An agent running in the IDE can make use of all this context to provide better results. So, for example, you will see Kiro automatically notice and attempt to resolve problems from the "Problems" tab in the IDE. Kiro will look at what files you have open and attempt to use that info to jump to the right context faster.
The way I describe it is that the ceiling for an IDE agent is a lot higher than a CLI agent, just because the IDE agent has more context info to work with. CLI agents are great too, but I think the IDE can go a lot further because it has more tools available, and more info about what you are doing, where you are working, etc
IDEs don't feel slow, they ARE slow
because written in HTML and Javascript
go and try Delphi from 2005, it's blazing fast (and more functional...)
In my opinion, CLIs have a higher ceiling, and then they are easy to integrate into CI/CD, run them in parallel, etc.
The advantage of something more purpose built for gathering context from the IDE is that you can skip a lot of roundtrips. Knowing the user's intent upfront, the IDE can gather all the necessary context data preemptively, filter it down to a token efficient representation of just the relevant stuff, add it in the context preemptively along with the user's prompt, and there is a single trip to the LLM before the LLM gets to work.

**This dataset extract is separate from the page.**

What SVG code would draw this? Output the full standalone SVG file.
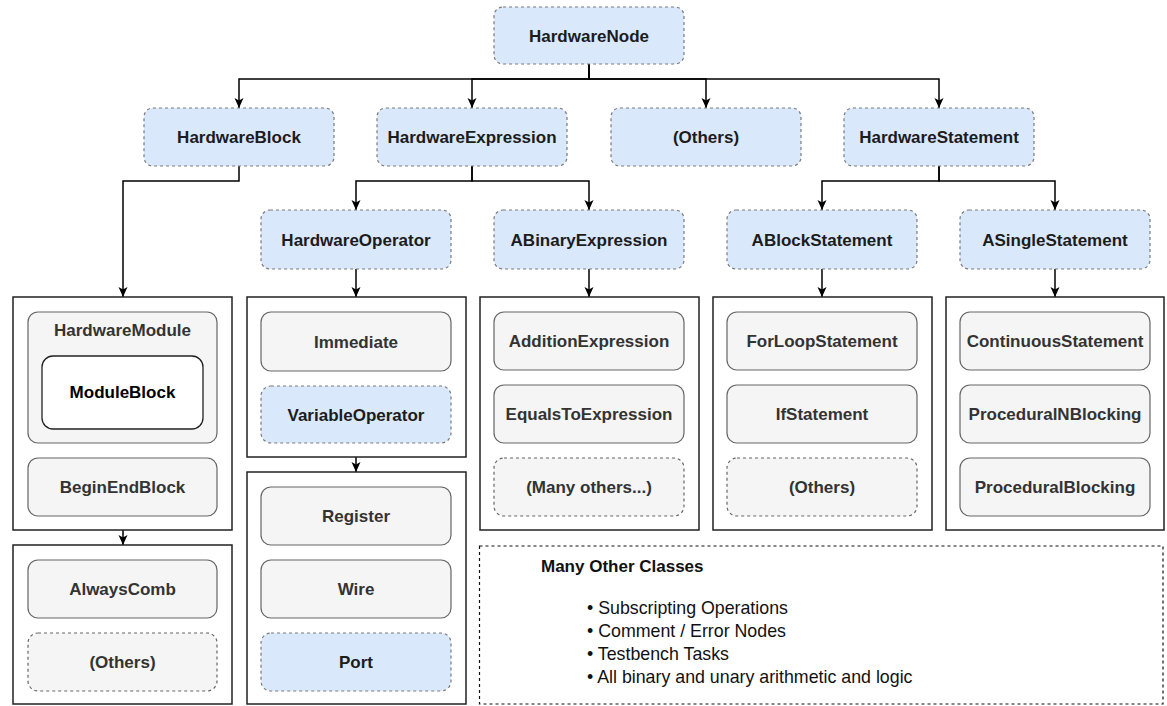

But yeah I agree with your point about CLI capabilities for running in parallel, integrating in other places. There is totally room for both, I just think that when it comes to authoring code in the flow, the IDE approach feels a bit smoother to me.
What people do to avoid what you discussed, is multi-agents. The main agent can build up context, plan, than delegate execution to other agents, etc.
In my opinion, the benefit of the IDE is really just in the possibility of an improved UI/UX over a TUI.
It actually has a pretty decent free tier, and maybe the subscription is better value than Claude Code, but hard to tell.
Also,I don't mean to be rude to cursor but the fact that they are literally just a vscode wrapper still, to this day makes me really crazy thinking that the value of an AI editor could be so high..
I think it was the lack of competition really, Cursor (IMO) always felt like the biggest player, I think there was continue.dev before that, but that's all I know before Cursor.
After Cursor became a hit, there are lot more things now like (Void editor?) etc.
Also, if you Find Vscode editor slow, try zed. But like my brother said to me when I was shilling zed, Vscode is just for manipulating texts and using LSP. He personally didn't feel like it was there any meaningful slowness to Vscode even though he had tried zed. Zed has Ai stuff too iirc
Now Sure, they could've created CLI, but there are a lot of really decent CLI like SST/opencode and even gemini cli. Though I have heard good things about claude code too.
Honestly, I just think that any efforts in anything is cool. I just like it when there are a lot of options and so things stay a little competitive I guess.